* **Material**:
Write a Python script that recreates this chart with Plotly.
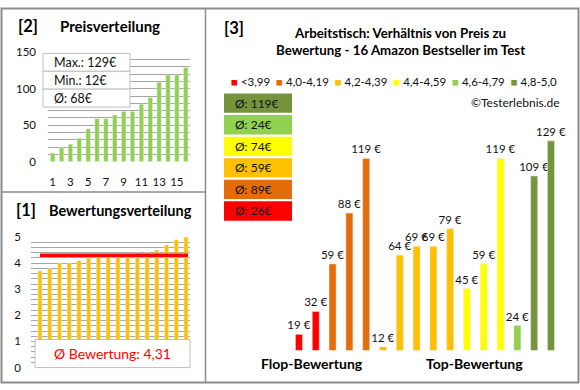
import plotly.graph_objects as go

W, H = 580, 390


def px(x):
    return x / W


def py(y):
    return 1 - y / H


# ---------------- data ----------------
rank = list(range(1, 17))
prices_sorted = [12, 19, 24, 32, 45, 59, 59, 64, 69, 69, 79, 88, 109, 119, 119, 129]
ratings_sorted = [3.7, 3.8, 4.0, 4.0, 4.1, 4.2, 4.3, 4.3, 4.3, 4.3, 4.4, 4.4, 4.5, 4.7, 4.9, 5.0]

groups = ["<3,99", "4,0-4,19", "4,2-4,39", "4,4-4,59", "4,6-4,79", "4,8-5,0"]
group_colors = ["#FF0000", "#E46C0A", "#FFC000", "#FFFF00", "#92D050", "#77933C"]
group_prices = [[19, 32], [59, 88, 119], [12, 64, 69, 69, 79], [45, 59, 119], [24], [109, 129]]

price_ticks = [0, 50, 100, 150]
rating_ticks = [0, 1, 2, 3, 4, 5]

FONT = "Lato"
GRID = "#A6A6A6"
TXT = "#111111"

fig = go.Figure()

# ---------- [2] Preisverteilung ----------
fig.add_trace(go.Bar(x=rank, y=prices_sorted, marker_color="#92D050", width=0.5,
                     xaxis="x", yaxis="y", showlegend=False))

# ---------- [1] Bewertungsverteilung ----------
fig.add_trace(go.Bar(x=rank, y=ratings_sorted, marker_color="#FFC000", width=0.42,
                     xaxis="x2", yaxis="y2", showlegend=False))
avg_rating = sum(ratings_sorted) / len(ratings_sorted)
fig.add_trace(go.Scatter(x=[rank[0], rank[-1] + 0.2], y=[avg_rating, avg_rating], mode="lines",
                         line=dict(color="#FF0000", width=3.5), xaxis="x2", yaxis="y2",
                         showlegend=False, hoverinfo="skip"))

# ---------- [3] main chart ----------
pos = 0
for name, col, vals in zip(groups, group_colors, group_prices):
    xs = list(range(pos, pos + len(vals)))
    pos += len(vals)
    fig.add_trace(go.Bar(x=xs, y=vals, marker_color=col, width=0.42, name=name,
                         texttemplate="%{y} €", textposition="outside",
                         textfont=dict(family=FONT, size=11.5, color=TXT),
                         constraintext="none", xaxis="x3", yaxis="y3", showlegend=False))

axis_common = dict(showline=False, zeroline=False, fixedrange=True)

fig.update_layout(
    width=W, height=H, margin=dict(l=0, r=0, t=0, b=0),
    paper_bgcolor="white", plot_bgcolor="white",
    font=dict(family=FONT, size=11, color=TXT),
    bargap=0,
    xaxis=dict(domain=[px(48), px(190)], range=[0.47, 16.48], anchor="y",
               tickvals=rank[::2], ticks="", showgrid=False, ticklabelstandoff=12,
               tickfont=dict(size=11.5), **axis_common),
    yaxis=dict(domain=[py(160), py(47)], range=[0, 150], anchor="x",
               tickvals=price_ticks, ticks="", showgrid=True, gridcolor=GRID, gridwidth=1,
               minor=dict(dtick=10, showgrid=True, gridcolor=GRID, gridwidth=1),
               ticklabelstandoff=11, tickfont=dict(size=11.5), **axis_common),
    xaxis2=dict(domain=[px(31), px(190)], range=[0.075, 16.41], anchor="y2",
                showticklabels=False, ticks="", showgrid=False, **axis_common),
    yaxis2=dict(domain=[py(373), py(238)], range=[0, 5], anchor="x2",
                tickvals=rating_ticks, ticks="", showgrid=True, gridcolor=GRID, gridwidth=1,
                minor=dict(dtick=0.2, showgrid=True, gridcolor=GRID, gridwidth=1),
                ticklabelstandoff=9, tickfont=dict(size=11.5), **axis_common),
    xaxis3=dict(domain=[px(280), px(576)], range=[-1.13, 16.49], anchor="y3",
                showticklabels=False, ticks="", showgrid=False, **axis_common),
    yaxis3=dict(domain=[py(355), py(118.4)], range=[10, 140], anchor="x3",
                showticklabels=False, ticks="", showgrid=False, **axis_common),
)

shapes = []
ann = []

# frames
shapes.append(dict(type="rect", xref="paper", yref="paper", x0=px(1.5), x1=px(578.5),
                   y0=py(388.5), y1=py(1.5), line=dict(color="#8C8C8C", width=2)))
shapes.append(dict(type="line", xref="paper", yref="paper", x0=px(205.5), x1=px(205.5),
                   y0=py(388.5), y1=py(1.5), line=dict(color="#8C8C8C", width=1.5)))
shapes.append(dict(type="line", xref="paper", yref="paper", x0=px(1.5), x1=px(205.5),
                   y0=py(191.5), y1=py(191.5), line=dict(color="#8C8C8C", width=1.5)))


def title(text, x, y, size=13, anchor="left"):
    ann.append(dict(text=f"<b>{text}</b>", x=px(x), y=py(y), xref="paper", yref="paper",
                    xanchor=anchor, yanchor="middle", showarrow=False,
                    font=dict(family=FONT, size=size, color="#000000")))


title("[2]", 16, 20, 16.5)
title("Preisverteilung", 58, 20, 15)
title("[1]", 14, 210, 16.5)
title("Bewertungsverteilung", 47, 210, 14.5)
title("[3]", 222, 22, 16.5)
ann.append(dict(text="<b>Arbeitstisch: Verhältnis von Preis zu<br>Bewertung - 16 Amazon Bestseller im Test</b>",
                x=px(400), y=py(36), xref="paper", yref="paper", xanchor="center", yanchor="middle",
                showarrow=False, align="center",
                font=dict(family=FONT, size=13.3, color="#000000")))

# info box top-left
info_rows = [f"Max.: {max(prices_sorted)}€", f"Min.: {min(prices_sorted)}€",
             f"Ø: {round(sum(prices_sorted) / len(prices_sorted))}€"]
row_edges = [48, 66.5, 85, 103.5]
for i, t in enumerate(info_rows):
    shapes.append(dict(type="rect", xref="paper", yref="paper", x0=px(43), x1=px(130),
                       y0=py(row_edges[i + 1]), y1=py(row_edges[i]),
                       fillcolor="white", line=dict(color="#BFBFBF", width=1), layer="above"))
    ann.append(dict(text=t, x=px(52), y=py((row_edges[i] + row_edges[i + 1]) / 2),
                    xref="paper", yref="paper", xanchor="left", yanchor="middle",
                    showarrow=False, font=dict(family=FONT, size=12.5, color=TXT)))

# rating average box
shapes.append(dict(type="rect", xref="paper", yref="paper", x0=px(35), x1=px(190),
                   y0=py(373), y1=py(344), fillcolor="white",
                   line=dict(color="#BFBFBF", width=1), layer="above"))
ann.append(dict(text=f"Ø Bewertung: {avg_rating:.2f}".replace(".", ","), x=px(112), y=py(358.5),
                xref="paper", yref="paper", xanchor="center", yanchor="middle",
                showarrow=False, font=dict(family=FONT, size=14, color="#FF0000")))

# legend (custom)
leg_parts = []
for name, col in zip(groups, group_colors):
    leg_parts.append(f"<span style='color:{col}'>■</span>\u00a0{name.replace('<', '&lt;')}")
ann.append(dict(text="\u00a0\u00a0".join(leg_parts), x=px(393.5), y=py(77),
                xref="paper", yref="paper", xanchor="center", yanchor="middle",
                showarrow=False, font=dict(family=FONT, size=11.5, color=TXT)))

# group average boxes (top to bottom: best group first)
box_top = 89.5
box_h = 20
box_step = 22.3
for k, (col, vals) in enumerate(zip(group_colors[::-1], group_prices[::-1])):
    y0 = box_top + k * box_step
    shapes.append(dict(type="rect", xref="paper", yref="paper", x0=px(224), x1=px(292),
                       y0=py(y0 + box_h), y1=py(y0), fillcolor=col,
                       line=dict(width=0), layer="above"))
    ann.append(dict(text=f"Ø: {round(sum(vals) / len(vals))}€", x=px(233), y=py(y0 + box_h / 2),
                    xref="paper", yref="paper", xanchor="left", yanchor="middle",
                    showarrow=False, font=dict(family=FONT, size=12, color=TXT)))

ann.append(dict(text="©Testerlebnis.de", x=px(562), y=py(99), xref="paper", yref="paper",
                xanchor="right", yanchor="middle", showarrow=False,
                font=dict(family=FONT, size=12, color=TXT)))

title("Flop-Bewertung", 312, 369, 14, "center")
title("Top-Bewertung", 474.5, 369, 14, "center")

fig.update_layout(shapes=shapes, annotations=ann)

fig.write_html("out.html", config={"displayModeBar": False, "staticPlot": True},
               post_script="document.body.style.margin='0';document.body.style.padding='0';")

* **Given task**:
With the pictures left out, restate word for word every line of the data above, from the first down to the line that contains "return 1 - y / H".

* **Finished exercise**:
Write a Python script that recreates this chart with Plotly.
import plotly.graph_objects as go

W, H = 580, 390


def px(x):
    return x / W


def py(y):
    return 1 - y / H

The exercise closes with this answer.